I read a really interesting and thoughtful post this morning from Jo Hogan on the experience of taking her teenage boys to YALC. She writes about the exclusion felt by the boys from young adult literature and touches on some points that struck a chord with me . I wanted to talk a little bit about that. As Jo so accurately writes:
“a healthy community questions and challenges itself. A healthy community looks at not just whom it includes but whom it (unintentionally) excludes and whether there is more that we can and should do to welcome others.”
I am a writer, blogger, librarian, researcher, and reader. I wear a lot of metaphorical hats. I write young adult fiction about the experience of girlhood and womanhood because I’m fascinated, preoccupied and occasionally deeply terrified about it. I’ve lived it. I’m still living it. Being the you that you’re meant to be is the hardest thing in the world. I write books that slide a knife into that and try to cut it open. I write incisions.
But I also balance that with all the other hats I wear.
I am a blogger. This blog, I hope, reflects a fairly diverse and open reading experience. I will read anything I can though I have a natural predilection towards certain genres and a distaste for other. Fantasy and love stories? Not for me. But I will read anything and I will try and help the good books to get out into the world and if I can write about it constructively, I will. (And if you have a book to recommend for me, that you think needs that extra coverage, please comment as I want to hear it).
I’m also a librarian. I work a lot with boys and young children and nervous, tense readers. It’s the Summer Reading Challenge at the moment in public libraries. It happens every summer and it’s one of the great joys of my life. As part of it, but also as commonplace, I get asked a lot about what books to recommend to people. And here’s the thing; I haven’t read a lot of the books that I recommend. I can’t. I am not superhuman enough (though I’d love that to be my superhero power).
So here’s my secret: recommending books? It’s often about actually not recommending them at all. It’s about taking the time with the reader, sitting down on the floor with them – talking to them as much as I talk to the mum and dad – and it’s about finding their thing. Everybody has a thing. I’ll try some key words. Maybe find out about books they’ve enjoyed before. And I’ll watch where their eyes go, what makes them smile or what makes them look up – that’s the point where we click, that’s the point where I find them something. Might be a non fiction book about tigers, might be a comic about robot brothers, might be a recipe book. The point is, they’re invested and they’re a part of this journey.
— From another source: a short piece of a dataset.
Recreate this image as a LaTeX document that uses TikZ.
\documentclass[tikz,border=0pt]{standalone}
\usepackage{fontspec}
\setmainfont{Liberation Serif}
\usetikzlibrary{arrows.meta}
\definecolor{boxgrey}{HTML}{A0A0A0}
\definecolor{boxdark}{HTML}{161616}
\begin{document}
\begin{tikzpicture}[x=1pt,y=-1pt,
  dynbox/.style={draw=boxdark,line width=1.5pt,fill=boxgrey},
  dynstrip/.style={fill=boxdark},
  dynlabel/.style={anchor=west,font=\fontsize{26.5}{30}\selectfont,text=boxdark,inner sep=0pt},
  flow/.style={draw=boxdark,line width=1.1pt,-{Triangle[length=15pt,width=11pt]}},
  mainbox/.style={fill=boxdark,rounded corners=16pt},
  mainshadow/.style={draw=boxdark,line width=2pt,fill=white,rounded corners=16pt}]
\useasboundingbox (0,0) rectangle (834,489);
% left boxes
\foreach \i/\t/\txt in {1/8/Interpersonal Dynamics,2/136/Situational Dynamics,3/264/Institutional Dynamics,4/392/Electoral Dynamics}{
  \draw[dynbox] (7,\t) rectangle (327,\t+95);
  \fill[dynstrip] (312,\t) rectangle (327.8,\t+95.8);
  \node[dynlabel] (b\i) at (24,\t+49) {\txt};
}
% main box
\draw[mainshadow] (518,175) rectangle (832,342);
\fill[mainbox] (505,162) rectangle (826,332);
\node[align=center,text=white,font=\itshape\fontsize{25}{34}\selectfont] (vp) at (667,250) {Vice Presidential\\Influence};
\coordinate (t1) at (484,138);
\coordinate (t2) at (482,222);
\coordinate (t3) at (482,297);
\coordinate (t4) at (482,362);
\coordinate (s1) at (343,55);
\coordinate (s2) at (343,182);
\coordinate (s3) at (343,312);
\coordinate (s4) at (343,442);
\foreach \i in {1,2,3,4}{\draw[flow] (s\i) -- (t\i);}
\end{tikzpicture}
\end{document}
And they’ve, pretty much nine times out of ten, chosen the book themselves without realising it.
I’ve had children tell me that they don’t like reading, that they don’t read, that they don’t like books – and that they are ‘bad’ readers. All of that is fine, because choice, but that last one pains me so much. I would ban that expression if I could – and if such a sentiment wasn’t deeply against my liberalistic hippie tendencies. No child is a bad reader. They aren’t. Reading isn’t a scale; it’s about framing that journey differently for the needs of different people. And what so many people just need is time and the confidence that they too, will one day reach that glass ceiling and smash it.
Whilst I can’t yet coherently respond to some of the points made by Jo in her thoughtful post, I can address the points that stick with me.I can challenge the limits of the echo chamber. I can talk to the parents of the kids that I meet and the parents I don’t.
I am here to help you, and if I can I will.
I work to make, create and empower readers.